§ PROBLEM TO WORK ON
Leave out any picture and return the remaining listing below exactly as given.

§ SOURCE EXCERPT
-- begin --

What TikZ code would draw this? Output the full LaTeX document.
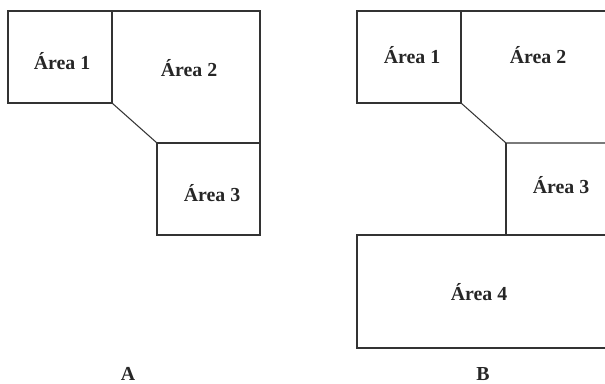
\documentclass[tikz,border=0pt]{standalone}
\usepackage{fontspec}
\setmainfont{Liberation Serif}

\begin{document}
\begin{tikzpicture}[x=0.02cm, y=-0.02cm,
  wall/.style={draw=black!80, line width=0.6pt},
  area/.style={font=\fontsize{11.3}{13}\selectfont\bfseries, text=black!85},
  plan/.style={font=\fontsize{11.3}{13}\selectfont\bfseries, text=black!85, inner sep=1pt}]
  \clip (0,0) rectangle (605,384);
  % plan A
  \draw[wall] (8,11) rectangle (112,103);
  \draw[wall] (112,11) -- (260,11) -- (260,235) -- (157,235) -- (157,143) -- (260,143);
  \draw[wall] (112,103) -- (157,143);
  \node[area] (a1) at (62,61) {Área 1};
  \node[area] (a2) at (189,68) {Área 2};
  \node[area] (a3) at (212,193) {Área 3};
  \node[plan] (pa) at (128,374) {A};
  % plan B
  \draw[wall] (357,11) rectangle (461,103);
  \draw[wall] (461,11) -- (610,11);
  \draw[wall] (461,103) -- (506,143) -- (610,143);
  \draw[wall] (506,143) -- (506,235);
  \draw[wall] (357,235) rectangle (610,348);
  \node[area] (b1) at (412,55) {Área 1};
  \node[area] (b2) at (538,55) {Área 2};
  \node[area] (b3) at (561,185) {Área 3};
  \node[area] (b4) at (479,292) {Área 4};
  \node[plan] (pb) at (483,374) {B};
\end{tikzpicture}
\end{document}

-- end --

§ REPLY TO THE EXERCISE
What TikZ code would draw this? Output the full LaTeX document.
\documentclass[tikz,border=0pt]{standalone}
\usepackage{fontspec}
\setmainfont{Liberation Serif}

\begin{document}
\begin{tikzpicture}[x=0.02cm, y=-0.02cm,
  wall/.style={draw=black!80, line width=0.6pt},
  area/.style={font=\fontsize{11.3}{13}\selectfont\bfseries, text=black!85},
  plan/.style={font=\fontsize{11.3}{13}\selectfont\bfseries, text=black!85, inner sep=1pt}]
  \clip (0,0) rectangle (605,384);
  % plan A
  \draw[wall] (8,11) rectangle (112,103);
  \draw[wall] (112,11) -- (260,11) -- (260,235) -- (157,235) -- (157,143) -- (260,143);
  \draw[wall] (112,103) -- (157,143);
  \node[area] (a1) at (62,61) {Área 1};
  \node[area] (a2) at (189,68) {Área 2};
  \node[area] (a3) at (212,193) {Área 3};
  \node[plan] (pa) at (128,374) {A};
  % plan B
  \draw[wall] (357,11) rectangle (461,103);
  \draw[wall] (461,11) -- (610,11);
  \draw[wall] (461,103) -- (506,143) -- (610,143);
  \draw[wall] (506,143) -- (506,235);
  \draw[wall] (357,235) rectangle (610,348);
  \node[area] (b1) at (412,55) {Área 1};
  \node[area] (b2) at (538,55) {Área 2};
  \node[area] (b3) at (561,185) {Área 3};
  \node[area] (b4) at (479,292) {Área 4};
  \node[plan] (pb) at (483,374) {B};
\end{tikzpicture}
\end{document}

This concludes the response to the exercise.